There is only so much baby-proofing you can do in your house and nevertheless, my child still seems to be capable of finding that small area to slip and fall and HIT HIS HEAD! I mean the percentage of head impact falls is way above the other body parts and you can’t cover that stupid bruise with clothing. One thing our child loves to do now is push things around the house, be it chairs, boxes, playpens, you name it, if he can move it he will. We thought we were being extremely clever when we purchased this great push toy that you can also ride like a little bike. Well, the initial fall occurred after we placed him on the bike and we realized that he couldn’t get off (he hadn’t mastered the leg raise over the bike move yet). Well, he promptly fell sideways and hit the floor, landing on his head (yet again). We then decided that maybe it was too early for him to ride on the toy, so we transformed it into a walker, in efforts to assist him in mastering this skill. Well, our child attempted to push this toy and ended up in a strange position where he was leaning forward at about a ninety degree angle. He was stumbling around in an almost drunken-like state bumping into whatever was in his way with a pregnant momma and coaching papa following close behind. Needless to say these instances have mostly ended in falls because we haven’t given up on this toy (we spent money on this contraption). And to make matters worse, our son walks with perfect posture and form whenever he is pushing one of the kitchen chairs around the room, not the fancy contraption we purchased. Imagine that!

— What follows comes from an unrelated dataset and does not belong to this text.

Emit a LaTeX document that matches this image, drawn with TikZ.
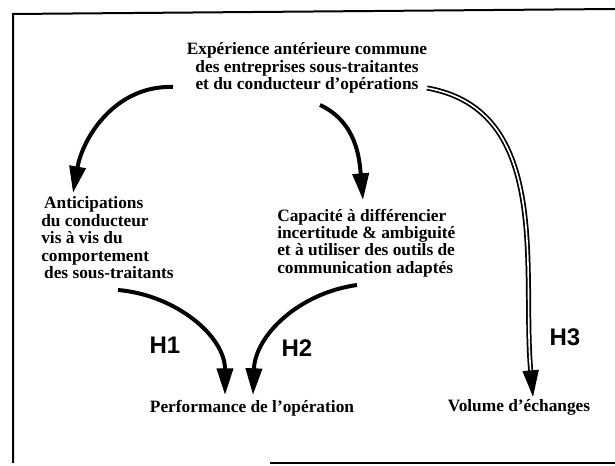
\documentclass[tikz,border=0pt]{standalone}
\usepackage{fontspec}
\setmainfont{Liberation Serif}
\newfontfamily\hfont{Liberation Sans}
\usetikzlibrary{arrows.meta}

\begin{document}
\begin{tikzpicture}[x=0.75pt, y=-0.75pt,
      >={Triangle[length=20pt,width=12pt]},
      every node/.append style={inner sep=0pt},
      txt/.style={font=\bfseries\fontsize{13}{13.1}\selectfont, align=left},
      hyp/.style={font=\hfont\bfseries\fontsize{18}{18}\selectfont},
      plein/.style={line width=3pt},
      creuse/.style={double, double distance=1.2pt, line width=1.3pt}]

     \useasboundingbox (0,0) rectangle (615,466);

     % cadre
     \draw[line width=1.5pt] (13,463) -- (13,14) -- (615,9);
     \draw[line width=1.5pt] (270,463) -- (615,463);

     \node [txt, align=center] (E) at (307,68)
           {Expérience antérieure commune\\des entreprises sous-traitantes\\et du conducteur d'opérations};
     \node [txt, anchor=west] (A) at (41,238)
           {\,Anticipations\\du conducteur\\vis à vis du\\comportement\\\,des sous-traitants};
     \node [txt, anchor=west] (C) at (277,243)
           {Capacité à différencier\\incertitude \& ambiguité\\et à utiliser des outils de\\communication adaptés};
     \node [txt] (P) at (252,408) {Performance de l'opération};
     \node [txt] (V) at (519,407) {Volume d'échanges};

     \node [hyp] (h1) at (165,345) {H1};
     \node [hyp] (h2) at (297,348) {H2};
     \node [hyp] (h3) at (565,337) {H3};

     % departs et pointes
     \coordinate (E-a) at (173,87);
     \coordinate (E-c) at (320,105);
     \coordinate (E-v) at (427,88);
     \coordinate (A-out) at (118,290);
     \coordinate (C-out) at (357,285);
     \coordinate (A-in) at (73,193);
     \coordinate (C-in) at (363,200);
     \coordinate (P-a) at (225,395);
     \coordinate (P-c) at (253,395);
     \coordinate (V-in) at (533,397);

     \path[->] (E-a) edge[plein, out=178, in=80] (A-in)
               (E-c) edge[plein, out=-25, in=95] (C-in)
               (E-v) edge[creuse, out=-10, in=95] (V-in)
               (A-out) edge[plein, out=-5, in=90] (P-a)
               (C-out) edge[plein, out=188, in=88] (P-c);
\end{tikzpicture}
\end{document}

The most recent fall occurred today with my little adventure-seeker hanging on the handle to the oven door. I only glanced at him for a second, just in time to see the door open and my little boy float backwards to the floor, along with the door of the oven, hitting that noggin again. Lord, give me strength, what am I going to do? After 5 minutes of crying he was back to swinging on the oven handle again, which is now locked by the way. I am not so sure I am ready for all this excitement in my life, which will be times two in the near future. I know my skin is going to have to thicken a whole lot to handle the future escapades. I guess this is one of those times when having a little girl doesn’t seem so bad. Anyway, I can only hope for the best, meaning less head impact falls, better luck with icing the bruises and a good glass of merlot to help me chill out.